Our Greatest Earthly Treasure

The Bible is our greatest earthly treasure. It is not an ancillary benefit for a life otherwise well ordered, but the very oxygen that sustains our souls. Jesus prayed, "Sanctify them in the truth; your word is truth" (John 17:17).

The Bible reconstructs our thinking, dismantling our wrong assumptions and rebuilding truth in their place. And it also oxygenates us, filling us with the life, wisdom, and presence of God himself.

A Book of Good News

Many of us approach the Bible as suffocating rather than oxygenating. We see it as a collection of demands and obligations. But the Bible is fundamentally good news, not a pep talk. It is reporting on what God has done, not merely instructing us on what we must do.

We should read the Bible asking not mainly whom to imitate and how to live but what it shows us about a God who loves to save and about sinners who need saving.

Prayer as Exhaling

Prayer is our response to God's word. It is speaking to a real person with whom we have an actual relationship. To pray is to acknowledge that God is not an impersonal force or an abstract ideal, but a Father who loves to hear from his children.

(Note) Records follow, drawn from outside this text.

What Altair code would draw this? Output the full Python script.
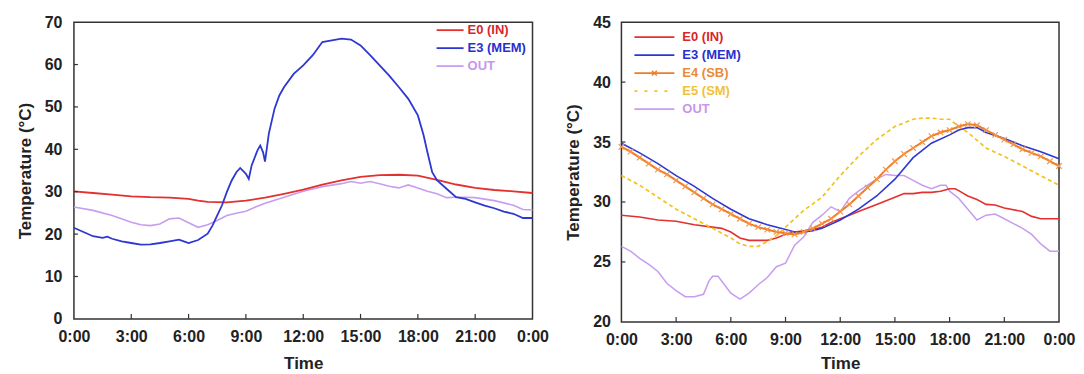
import altair as alt
import pandas as pd

FONT = "Liberation Sans"
TXT = "#222222"

HOUR_TICKS = [0, 3, 6, 9, 12, 15, 18, 21, 24]
INNER_X_TICKS = [3, 6, 9, 12, 15, 18, 21]

# ---------------- Left panel data ----------------
L_E0_H = [0, 1, 2, 3, 4, 5, 6, 6.5, 7, 8, 9, 10, 11, 12, 13, 14, 15, 16, 17, 18, 19, 20, 21, 22, 23, 24]
L_E0_V = [30.1, 29.7, 29.3, 28.9, 28.7, 28.6, 28.3, 27.9, 27.6, 27.5, 27.9, 28.6, 29.5, 30.5, 31.7, 32.7,
          33.5, 33.9, 34.0, 33.8, 32.8, 31.7, 30.9, 30.4, 30.1, 29.7]

L_E3_H = [0, 0.5, 1, 1.5, 1.75, 2, 2.5, 3, 3.5, 4, 4.5, 5, 5.5, 5.75, 6, 6.5, 7, 7.25, 7.5, 7.75, 8, 8.25,
          8.5, 8.7, 9, 9.15, 9.3, 9.6, 9.75, 9.9, 10, 10.2, 10.5, 10.75, 11, 11.5, 12, 12.5, 13, 13.5, 14,
          14.5, 15, 15.5, 16, 16.5, 17, 17.5, 18, 18.3, 18.5, 18.75, 19, 19.5, 20, 20.5, 21, 21.5, 22, 22.5,
          23, 23.5, 24]
L_E3_V = [21.5, 20.5, 19.5, 19.1, 19.4, 18.9, 18.3, 17.9, 17.5, 17.6, 17.9, 18.3, 18.7, 18.3, 17.9, 18.6,
          20.1, 22.0, 24.4, 26.8, 29.9, 32.6, 34.6, 35.6, 34.2, 33.0, 36.2, 39.7, 40.9, 39.3, 37.1, 43.7,
          49.6, 52.7, 54.7, 57.8, 59.8, 62.2, 65.3, 65.7, 66.1, 65.9, 64.5, 62.2, 59.8, 57.4, 54.7, 51.9,
          48.0, 43.3, 39.3, 34.6, 32.7, 30.7, 28.7, 28.3, 27.5, 26.7, 26.1, 25.3, 24.8, 23.8, 23.8]

L_OUT_H = [0, 1, 2, 3, 3.5, 4, 4.5, 5, 5.5, 6, 6.5, 7, 7.5, 8, 8.5, 9, 9.5, 10, 11, 12, 13, 14, 14.5, 15,
           15.5, 16, 16.5, 17, 17.5, 18, 18.5, 19, 19.5, 20, 20.5, 21, 22, 23, 23.5, 24]
L_OUT_V = [26.4, 25.6, 24.4, 22.8, 22.2, 22.0, 22.4, 23.6, 23.8, 22.7, 21.6, 22.2, 23.2, 24.4, 24.9, 25.4,
           26.4, 27.3, 28.7, 30.1, 31.2, 31.9, 32.4, 32.0, 32.4, 31.9, 31.3, 30.9, 31.6, 30.9, 30.1, 29.5,
           28.6, 28.7, 28.7, 28.6, 27.9, 26.8, 25.8, 25.7]

# ---------------- Right panel data ----------------
R_E0_H = [0, 1, 2, 3, 4, 5, 5.5, 6, 6.5, 7, 7.5, 8, 8.5, 9, 9.5, 10, 10.5, 11, 11.5, 12, 12.5, 13, 14, 15,
          15.5, 16, 16.5, 17, 17.5, 18, 18.3, 18.5, 19, 19.5, 20, 20.5, 21, 22, 22.5, 23, 24]
R_E0_V = [28.9, 28.75, 28.5, 28.4, 28.1, 27.9, 27.8, 27.5, 27.0, 26.8, 26.8, 26.8, 27.0, 27.3, 27.5, 27.6,
          27.7, 27.9, 28.3, 28.6, 28.9, 29.2, 29.8, 30.4, 30.7, 30.7, 30.8, 30.8, 30.9, 31.1, 31.1, 30.95,
          30.5, 30.2, 29.8, 29.75, 29.5, 29.2, 28.8, 28.6, 28.6]

R_E3_H = [0, 1, 2, 3, 4, 5, 6, 7, 8, 9, 9.5, 10, 10.5, 11, 12, 13, 14, 15, 16, 17, 18, 18.5, 19, 19.5, 20,
          21, 22, 23, 24]
R_E3_V = [34.9, 34.1, 33.2, 32.2, 31.3, 30.3, 29.4, 28.6, 28.1, 27.7, 27.5, 27.5, 27.6, 27.8, 28.5, 29.4,
          30.5, 31.9, 33.7, 34.9, 35.6, 36.0, 36.2, 36.2, 35.8, 35.3, 34.7, 34.2, 33.6]

R_E4_H = [0, 0.5, 1, 1.5, 2, 2.5, 3, 3.5, 4, 4.5, 5, 5.5, 6, 6.5, 7, 7.5, 8, 8.5, 9, 9.5, 10, 10.5, 11,
          11.5, 12, 12.5, 13, 13.5, 14, 14.5, 15, 15.5, 16, 16.5, 17, 17.5, 18, 18.5, 19, 19.5, 20, 20.5,
          21, 21.5, 22, 22.5, 23, 23.5, 24]
R_E4_V = [34.6, 34.2, 33.7, 33.2, 32.7, 32.3, 31.8, 31.3, 30.8, 30.3, 29.8, 29.4, 29.0, 28.6, 28.2, 27.9,
          27.7, 27.5, 27.4, 27.3, 27.5, 27.8, 28.2, 28.6, 29.2, 29.8, 30.5, 31.2, 31.9, 32.7, 33.4, 34.0,
          34.5, 35.0, 35.5, 35.8, 36.0, 36.3, 36.5, 36.4, 36.0, 35.6, 35.2, 34.8, 34.4, 34.1, 33.8, 33.4,
          33.0]

R_E5_H = [0, 1, 2, 3, 4, 5, 6, 6.5, 7, 7.5, 8, 8.5, 9, 9.5, 10, 11, 12, 13, 14, 15, 16, 16.5, 17, 17.5,
          18, 18.5, 19, 20, 21, 22, 23, 24]
R_E5_V = [32.2, 31.4, 30.4, 29.4, 28.6, 27.8, 27.0, 26.5, 26.3, 26.3, 26.7, 27.2, 27.9, 28.6, 29.3, 30.4,
          32.2, 33.8, 35.2, 36.3, 36.9, 37.0, 37.0, 36.9, 36.9, 36.3, 35.8, 34.5, 33.8, 33.0, 32.2, 31.4]

R_OUT_H = [0, 0.5, 1, 1.5, 2, 2.5, 3, 3.5, 4, 4.5, 4.8, 5, 5.3, 5.6, 6, 6.5, 7, 7.5, 8, 8.5, 9, 9.5, 10,
           10.5, 11, 11.5, 12, 12.5, 13, 13.5, 14, 14.5, 15, 15.5, 16, 16.5, 17, 17.5, 17.8, 18, 18.5, 19,
           19.5, 20, 20.5, 21, 21.5, 22, 22.5, 23, 23.5, 24]
R_OUT_V = [26.3, 25.9, 25.3, 24.8, 24.2, 23.2, 22.6, 22.1, 22.1, 22.3, 23.4, 23.8, 23.8, 23.2, 22.4, 21.9,
           22.4, 23.1, 23.7, 24.6, 24.9, 26.4, 27.1, 28.3, 28.9, 29.6, 29.2, 30.3, 30.9, 31.4, 31.9, 32.3,
           32.2, 32.2, 31.8, 31.4, 31.1, 31.4, 31.4, 30.9, 30.3, 29.4, 28.5, 28.9, 29.0, 28.6, 28.2, 27.8,
           27.3, 26.5, 25.9, 25.9]

COLORS = {
    "E0 (IN)": "#e3312f",
    "E3 (MEM)": "#2d38d2",
    "E4 (SB)": "#f07d22",
    "E5 (SM)": "#f2c21e",
    "OUT": "#c79df0",
}
LABEL_COLORS = {
    "E0 (IN)": "#d8262a",
    "E3 (MEM)": "#2a2fd0",
    "E4 (SB)": "#ea8a3c",
    "E5 (SM)": "#f0c23a",
    "OUT": "#c896ee",
}

X_CROSS = "M-1,-1L1,1M-1,1L1,-1"


def df(hours, vals):
    return pd.DataFrame({"h": hours, "v": vals})


def panel(series, ydomain, yticks, width, height, ylabelpad, xtitlepad, legend_x, legend_y0, line_len, text_gap):
    x = alt.X("h:Q", scale=alt.Scale(domain=[0, 24], nice=False, zero=False),
              axis=alt.Axis(values=HOUR_TICKS, title="Time",
                            labelExpr="datum.value == 24 ? '0:00' : datum.value + ':00'",
                            labelPadding=10, titlePadding=xtitlepad, labelFlush=False,
                            labelOverlap=False))
    y = alt.Y("v:Q", scale=alt.Scale(domain=ydomain, nice=False, zero=False),
              axis=alt.Axis(values=yticks, title="Temperature (°C)", labelPadding=ylabelpad,
                            titlePadding=10, labelOverlap=False, labelFlush=False))
    layers = []
    for name, hours, vals, dash, sw in series:
        kw = dict(color=COLORS[name], strokeWidth=sw)
        if dash:
            kw["strokeDash"] = dash
        layers.append(alt.Chart(df(hours, vals)).mark_line(**kw).encode(x=x, y=y))
        if name == "E4 (SB)":
            layers.append(alt.Chart(df(hours, vals)).mark_point(
                shape=X_CROSS, size=30, filled=False, color="#f3964a", strokeWidth=1.2, opacity=1
            ).encode(x=x, y=y))
    # inward ticks
    layers.append(alt.Chart(pd.DataFrame({"h": INNER_X_TICKS})).mark_rule(color="#333", strokeWidth=1.2)
                  .encode(x=x, y=alt.value(height), y2=alt.value(height - 5)))
    inner_y = [t for t in yticks if t not in (ydomain[0], ydomain[1])]
    layers.append(alt.Chart(pd.DataFrame({"v": inner_y})).mark_rule(color="#333", strokeWidth=1.2)
                  .encode(y=y, x=alt.value(0), x2=alt.value(4)))
    # legend
    order = [s[0] for s in series]
    legend_order = [n for n in ["E0 (IN)", "E3 (MEM)", "E4 (SB)", "E5 (SM)", "OUT"] if n in order]
    for i, name in enumerate(legend_order):
        yy = legend_y0 + i * 18
        rkw = dict(color=COLORS[name], strokeWidth=1.8)
        if name == "E5 (SM)":
            rkw["strokeDash"] = [3, 7]
        layers.append(alt.Chart(alt.Data(values=[{"name": name}])).mark_rule(**rkw).encode(
            x=alt.value(legend_x), x2=alt.value(legend_x + line_len), y=alt.value(yy)))
        if name == "E4 (SB)":
            layers.append(alt.Chart(alt.Data(values=[{"name": name}])).mark_point(
                shape=X_CROSS, size=24, filled=False, color=COLORS[name], strokeWidth=1.4, opacity=1
            ).encode(x=alt.value(legend_x + line_len / 2), y=alt.value(yy)))
        layers.append(alt.Chart(alt.Data(values=[{"name": name}])).mark_text(
            align="left", baseline="middle", font=FONT, fontSize=13, fontWeight="bold",
            color=LABEL_COLORS[name]
        ).encode(x=alt.value(legend_x + line_len + text_gap), y=alt.value(yy), text=alt.Text("name:N")))
    return alt.layer(*layers).properties(width=width, height=height)


left = panel(
    [
        ("OUT", L_OUT_H, L_OUT_V, None, 1.6),
        ("E0 (IN)", L_E0_H, L_E0_V, None, 1.8),
        ("E3 (MEM)", L_E3_H, L_E3_V, None, 1.8),
    ],
    [0, 70], [0, 10, 20, 30, 40, 50, 60, 70], 459, 297, 12, 11, 363, 8, 27, 4,
)

right = panel(
    [
        ("OUT", R_OUT_H, R_OUT_V, None, 1.5),
        ("E0 (IN)", R_E0_H, R_E0_V, None, 1.6),
        ("E3 (MEM)", R_E3_H, R_E3_V, None, 1.6),
        ("E5 (SM)", R_E5_H, R_E5_V, [4, 3], 1.7),
        ("E4 (SB)", R_E4_H, R_E4_V, None, 2.0),
    ],
    [20, 45], [20, 25, 30, 35, 40, 45], 438, 300, 11, 8, 13, 15, 40, 8,
)

chart = alt.hconcat(left, right, spacing=14).resolve_scale(x="independent", y="independent").configure(
    padding={"left": 7, "top": 5, "right": 0, "bottom": 0},
    background="white",
).configure_view(
    stroke="#333333", strokeWidth=1.5
).configure_axis(
    labelFont=FONT, labelFontSize=16, labelFontWeight="bold", labelColor=TXT,
    titleFont=FONT, titleFontSize=17, titleFontWeight="bold", titleColor=TXT,
    ticks=False, domain=False, grid=False,
)

chart.save("out.html", embed_options={"renderer": "svg", "actions": False})
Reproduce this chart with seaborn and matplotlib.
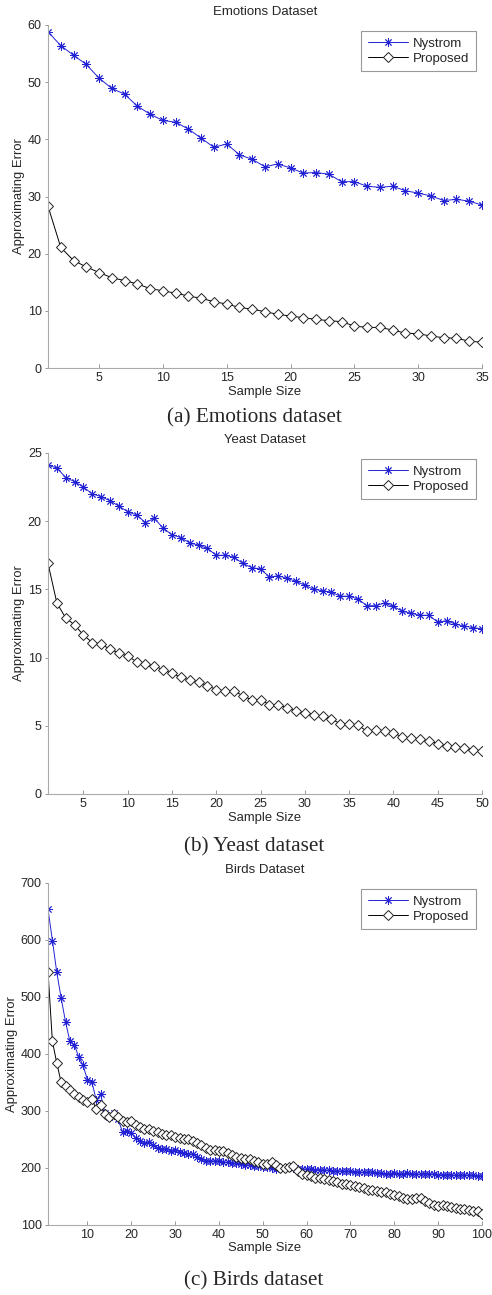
import numpy as np
import matplotlib
matplotlib.use('Agg')
import matplotlib.pyplot as plt
import seaborn as sns

# Emotions dataset (sample size 1..35)
emo_x = list(range(1, 36))
emo_nystrom = [58.8, 56.4, 54.7, 53.1, 50.7, 48.9, 47.9, 45.8, 44.4, 43.3,
               43.0, 41.8, 40.2, 38.6, 39.2, 37.3, 36.5, 35.2, 35.7, 35.0,
               34.1, 34.2, 33.9, 32.6, 32.6, 31.8, 31.6, 31.8, 31.0, 30.6,
               30.1, 29.3, 29.5, 29.2, 28.5]
emo_proposed = [28.3, 21.1, 18.8, 17.7, 16.7, 15.8, 15.3, 14.7, 13.9, 13.5,
                13.1, 12.6, 12.2, 11.6, 11.2, 10.6, 10.3, 9.85, 9.4, 9.1,
                8.8, 8.5, 8.3, 8.1, 7.35, 7.1, 7.1, 6.65, 6.1, 6.0,
                5.6, 5.3, 5.2, 4.7, 4.5]

# Yeast dataset (sample size 1..50)
yeast_x = list(range(1, 51))
yeast_nystrom = [24.1, 23.9, 23.2, 22.9, 22.5, 22.0, 21.8, 21.5, 21.1, 20.7,
                 20.45, 19.9, 20.2, 19.5, 19.0, 18.8, 18.4, 18.25, 18.0, 17.5,
                 17.5, 17.35, 16.9, 16.6, 16.5, 15.9, 16.0, 15.8, 15.6, 15.3,
                 15.0, 14.9, 14.8, 14.5, 14.5, 14.3, 13.8, 13.8, 14.0, 13.75,
                 13.4, 13.25, 13.1, 13.1, 12.6, 12.7, 12.45, 12.3, 12.2, 12.1]
yeast_proposed = [16.9, 14.0, 12.9, 12.4, 11.65, 11.1, 11.0, 10.6, 10.35, 10.1,
                  9.7, 9.5, 9.4, 9.1, 8.85, 8.55, 8.35, 8.2, 7.95, 7.65,
                  7.55, 7.55, 7.2, 6.9, 6.9, 6.55, 6.55, 6.3, 6.1, 5.9,
                  5.8, 5.7, 5.5, 5.15, 5.1, 5.05, 4.6, 4.7, 4.6, 4.45,
                  4.2, 4.1, 4.05, 3.9, 3.7, 3.55, 3.45, 3.4, 3.25, 3.15]

# Birds dataset (sample size 1..100)
birds_x = list(range(1, 101))
birds_nystrom = [654, 599, 543, 498, 456, 422, 416, 395, 380, 354,
                 351, 319, 329, 296, 290, 297, 285, 263, 265, 262,
                 252, 248, 244, 245, 240, 235, 234, 233, 230, 232,
                 228, 226, 224, 225, 220, 215, 212, 213, 212, 212,
                 210, 210, 208, 208, 207, 206, 205, 204, 203, 202,
                 201, 200, 198, 200, 200, 201, 200, 199, 198, 198,
                 198, 197, 197, 196, 196, 195, 195, 194, 194, 194,
                 193, 193, 192, 192, 192, 191, 191, 190, 190, 191,
                 190, 190, 191, 190, 189, 189, 190, 190, 189, 188,
                 188, 188, 188, 187, 187, 188, 187, 187, 186, 186]
birds_proposed = [544, 422, 384, 350, 343, 336, 330, 325, 320, 315,
                  321, 303, 310, 295, 290, 295, 290, 282, 280, 283,
                  275, 272, 268, 268, 265, 263, 260, 258, 258, 255,
                  252, 250, 250, 247, 243, 240, 235, 232, 232, 230,
                  230, 227, 223, 220, 218, 216, 215, 212, 210, 207,
                  207, 210, 205, 200, 200, 202, 203, 195, 190, 188,
                  186, 183, 182, 180, 178, 177, 175, 172, 172, 170,
                  168, 167, 165, 162, 162, 160, 158, 157, 155, 152,
                  150, 148, 145, 145, 148, 147, 142, 138, 135, 133,
                  135, 133, 131, 130, 128, 128, 127, 125, 124, 120]

titles = ['Emotions Dataset', 'Yeast Dataset', 'Birds Dataset']
captions = ['(a) Emotions dataset', '(b) Yeast dataset', '(c) Birds dataset']

sns.set_style('white')
plt.rcParams['font.family'] = ['Liberation Sans', 'DejaVu Sans']

fig = plt.figure(figsize=(4.92, 12.95), dpi=100)

# axes boxes in figure fractions, one per panel
boxes = [[0.0976, 0.7158, 0.882, 0.2649],
         [0.0976, 0.3869, 0.882, 0.2633],
         [0.0976, 0.0541, 0.882, 0.2641]]
cap_y = [-0.146, -0.155, -0.164]

panels = [
    (emo_x, emo_nystrom, emo_proposed, (1, 35), (0, 60), np.arange(5, 36, 5), np.arange(0, 61, 10)),
    (yeast_x, yeast_nystrom, yeast_proposed, (1, 50), (0, 25), np.arange(5, 51, 5), np.arange(0, 26, 5)),
    (birds_x, birds_nystrom, birds_proposed, (1, 100), (100, 700), np.arange(10, 101, 10), np.arange(100, 701, 100)),
]

blue = '#2222d4'
star = (8, 2, 0)  # matlab-like asterisk
for i, (xs, nys, prop, xl, yl, xt, yt) in enumerate(panels):
    ax = fig.add_axes(boxes[i])
    sns.lineplot(x=xs, y=nys, ax=ax, color=blue, linewidth=0.7, marker=star,
                 markersize=6, markeredgecolor=blue, markerfacecolor=blue,
                 markeredgewidth=0.65, label='Nystrom')
    sns.lineplot(x=xs, y=prop, ax=ax, color='black', linewidth=0.7, marker='D',
                 markersize=5.5, markeredgecolor='#222222', markerfacecolor='white',
                 markeredgewidth=0.7, label='Proposed')
    ax.set_xlim(*xl)
    ax.set_ylim(*yl)
    ax.set_xticks(xt)
    ax.set_yticks(yt)
    ax.tick_params(axis='x', direction='in', length=3, width=0.6, color='#888888',
                   labelsize=9, pad=3, bottom=True)
    ax.tick_params(axis='y', direction='out', length=2.5, width=0.6, color='#888888',
                   labelsize=9, pad=2, left=True)
    for s in ['top', 'right']:
        ax.spines[s].set_visible(False)
    for s in ['left', 'bottom']:
        ax.spines[s].set_color('#aaaaaa')
        ax.spines[s].set_linewidth(0.8)
    ax.set_title(titles[i], fontsize=9.5, pad=7)
    ax.set_xlabel('Sample Size', fontsize=9.4, labelpad=1)
    ax.set_ylabel('Approximating Error', fontsize=9.4, labelpad=2)
    leg = ax.legend(loc='upper right', bbox_to_anchor=(0.986, 0.982), fontsize=9.5,
                    borderaxespad=0, fancybox=False, framealpha=1, edgecolor='#999999',
                    borderpad=0.5, handlelength=3.0, handletextpad=0.4, labelspacing=0.2)
    leg.get_frame().set_linewidth(0.8)
    ax.text(0.475, cap_y[i], captions[i], transform=ax.transAxes, ha='center', va='center',
            fontsize=15.3, family=['Liberation Serif', 'DejaVu Serif'])

fig.savefig('out.png', dpi=100)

We are encouraged to "pray without ceasing" (1 Thess. 5:17), moving through our days in moment-by-moment communion with God, not just in segmented prayer times.

"You wouldn't try to go through life holding your breath. So don't go through life without Bible reading and praying. Let your soul breathe."

Discussion Questions

  1. How does viewing Bible reading as "inhaling" and prayer as "exhaling" change your understanding of these practices?
  2. What are some common but wrong ways you have approached Bible reading in the past?
  3. How might seeing the Bible primarily as "good news" rather than instruction transform your experience of reading it?
  4. What makes prayer feel difficult or burdensome at times?
  5. What would "praying without ceasing" look like in your daily life?

Application

This week, commit to a sustainable rhythm of spiritual breathing. Start with just 10-15 minutes each day. Read a short passage of Scripture (perhaps from Psalms or the Gospels), asking not "What should I do?" but "What does this show me about God and his love?" Then respond in prayer, not with a formal list but with honest conversation. Note how this practice affects your spiritual vitality throughout the day.